→ DATA SEGMENT:
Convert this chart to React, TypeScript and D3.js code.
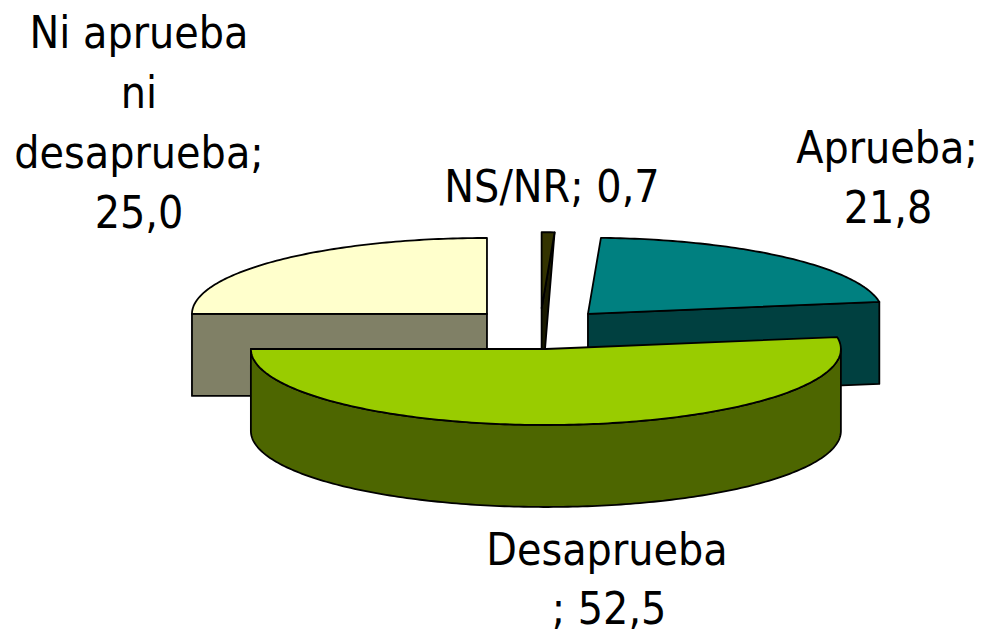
import React from "react";
import * as d3 from "d3";

const categories = ["Aprueba", "Desaprueba", "Ni aprueba ni desaprueba", "NS/NR"];
const shares = [21.8, 52.5, 25.0, 0.7];
const topColors = ["#008080", "#99CC00", "#FFFFCC", "#333300"];
const wallColors = ["#004040", "#4D6600", "#808066", "#1A1A00"];
const labelLines = [
  ["Ni aprueba", 139, 48],
  ["ni", 139, 108],
  ["desaprueba;", 139, 168],
  ["25,0", 139, 228],
  ["NS/NR; 0,7", 552, 202],
  ["Aprueba;", 887, 163],
  ["21,8", 888, 223],
  ["Desaprueba", 607, 565],
  ["; 52,5", 609, 624],
] as const;

const W = 983, H = 631;
const cx = 540, cy = 328.5, rx = 295, ry = 76, depth = 82, explodeY = 0.274;
const explodes = [72, 75, 75, 74];
const startAngle = (2.52 * Math.PI) / 180;
const textSqueeze = 0.885;

const pie = d3.pie<number>().sort(null).startAngle(startAngle).endAngle(startAngle + 2 * Math.PI);
const arcs = pie(shares);
const line = d3.line<[number, number]>();

function geom(i: number) {
  const a = arcs[i];
  const mid = (a.startAngle + a.endAngle) / 2;
  const ox = cx + explodes[i] * Math.sin(mid);
  const oy = cy - explodes[i] * explodeY * Math.cos(mid);
  const rim = (t: number, dy = 0): [number, number] => [ox + rx * Math.sin(t), oy - ry * Math.cos(t) + dy];
  const rimPts = (t0: number, t1: number, dy = 0) => {
    const n = Math.max(2, Math.ceil(Math.abs(t1 - t0) * 60));
    return d3.range(n + 1).map((k) => rim(t0 + ((t1 - t0) * k) / n, dy));
  };
  return { ox, oy, rim, rimPts, a0: a.startAngle, a1: a.endAngle };
}
const stroke = { stroke: "#000", strokeWidth: 1.8, strokeLinejoin: "round" as const };

function Slice({ i }: { i: number }) {
  const { ox, oy, rim, rimPts, a0, a1 } = geom(i);
  const apex: [number, number] = [ox, oy];
  const apexLow: [number, number] = [ox, oy + depth];
  const walls: [number, number][][] = [];
  if (i === 3) {
    walls.push([rim(a1), apex, apexLow]);
  } else if (i === 0) {
    walls.push([apex, rim(a1), rim(a1, depth), apexLow]);
  } else if (i === 2) {
    walls.push([apex, rim(a0), rim(a0, depth), apexLow]);
  } else {
    const front = rimPts(Math.PI / 2, a1);
    walls.push([...front, ...rimPts(a1, Math.PI / 2, depth)]);
  }
  const top: [number, number][] = [apex, ...rimPts(a0, a1)];
  return (
    <g>
      {walls.map((w, k) => (
        <path key={k} d={line(w) + "Z"} fill={wallColors[i]} {...stroke} />
      ))}
      <path d={line(top) + "Z"} fill={topColors[i]} {...stroke} />
    </g>
  );
}

export default function App() {
  return (
    <svg
      width={W}
      height={H}
      viewBox={`0 0 ${W} ${H}`}
      style={{ position: "absolute", left: 0, top: 0, display: "block", background: "#fff" }}
      aria-label={categories.join(", ")}
    >
      {[3, 2, 0, 1].map((i) => (
        <Slice key={i} i={i} />
      ))}
      {labelLines.map(([t, x, y]) => (
        <text
          key={t}
          transform={`translate(${x},${y}) scale(${textSqueeze},1)`}
          textAnchor="middle"
          fontFamily="'DejaVu Sans', sans-serif"
          fontSize={45}
          fill="#000"
        >
          {t}
        </text>
      ))}
    </svg>
  );
}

→ REQUIREMENT: Write out the data precisely as given, excluding the pictures.

→ CORRECT OUTPUT:
Convert this chart to React, TypeScript and D3.js code.
import React from "react";
import * as d3 from "d3";

const categories = ["Aprueba", "Desaprueba", "Ni aprueba ni desaprueba", "NS/NR"];
const shares = [21.8, 52.5, 25.0, 0.7];
const topColors = ["#008080", "#99CC00", "#FFFFCC", "#333300"];
const wallColors = ["#004040", "#4D6600", "#808066", "#1A1A00"];
const labelLines = [
  ["Ni aprueba", 139, 48],
  ["ni", 139, 108],
  ["desaprueba;", 139, 168],
  ["25,0", 139, 228],
  ["NS/NR; 0,7", 552, 202],
  ["Aprueba;", 887, 163],
  ["21,8", 888, 223],
  ["Desaprueba", 607, 565],
  ["; 52,5", 609, 624],
] as const;

const W = 983, H = 631;
const cx = 540, cy = 328.5, rx = 295, ry = 76, depth = 82, explodeY = 0.274;
const explodes = [72, 75, 75, 74];
const startAngle = (2.52 * Math.PI) / 180;
const textSqueeze = 0.885;

const pie = d3.pie<number>().sort(null).startAngle(startAngle).endAngle(startAngle + 2 * Math.PI);
const arcs = pie(shares);
const line = d3.line<[number, number]>();

function geom(i: number) {
  const a = arcs[i];
  const mid = (a.startAngle + a.endAngle) / 2;
  const ox = cx + explodes[i] * Math.sin(mid);
  const oy = cy - explodes[i] * explodeY * Math.cos(mid);
  const rim = (t: number, dy = 0): [number, number] => [ox + rx * Math.sin(t), oy - ry * Math.cos(t) + dy];
  const rimPts = (t0: number, t1: number, dy = 0) => {
    const n = Math.max(2, Math.ceil(Math.abs(t1 - t0) * 60));
    return d3.range(n + 1).map((k) => rim(t0 + ((t1 - t0) * k) / n, dy));
  };
  return { ox, oy, rim, rimPts, a0: a.startAngle, a1: a.endAngle };
}
const stroke = { stroke: "#000", strokeWidth: 1.8, strokeLinejoin: "round" as const };

function Slice({ i }: { i: number }) {
  const { ox, oy, rim, rimPts, a0, a1 } = geom(i);
  const apex: [number, number] = [ox, oy];
  const apexLow: [number, number] = [ox, oy + depth];
  const walls: [number, number][][] = [];
  if (i === 3) {
    walls.push([rim(a1), apex, apexLow]);
  } else if (i === 0) {
    walls.push([apex, rim(a1), rim(a1, depth), apexLow]);
  } else if (i === 2) {
    walls.push([apex, rim(a0), rim(a0, depth), apexLow]);
  } else {
    const front = rimPts(Math.PI / 2, a1);
    walls.push([...front, ...rimPts(a1, Math.PI / 2, depth)]);
  }
  const top: [number, number][] = [apex, ...rimPts(a0, a1)];
  return (
    <g>
      {walls.map((w, k) => (
        <path key={k} d={line(w) + "Z"} fill={wallColors[i]} {...stroke} />
      ))}
      <path d={line(top) + "Z"} fill={topColors[i]} {...stroke} />
    </g>
  );
}

export default function App() {
  return (
    <svg
      width={W}
      height={H}
      viewBox={`0 0 ${W} ${H}`}
      style={{ position: "absolute", left: 0, top: 0, display: "block", background: "#fff" }}
      aria-label={categories.join(", ")}
    >
      {[3, 2, 0, 1].map((i) => (
        <Slice key={i} i={i} />
      ))}
      {labelLines.map(([t, x, y]) => (
        <text
          key={t}
          transform={`translate(${x},${y}) scale(${textSqueeze},1)`}
          textAnchor="middle"
          fontFamily="'DejaVu Sans', sans-serif"
          fontSize={45}
          fill="#000"
        >
          {t}
        </text>
      ))}
    </svg>
  );
}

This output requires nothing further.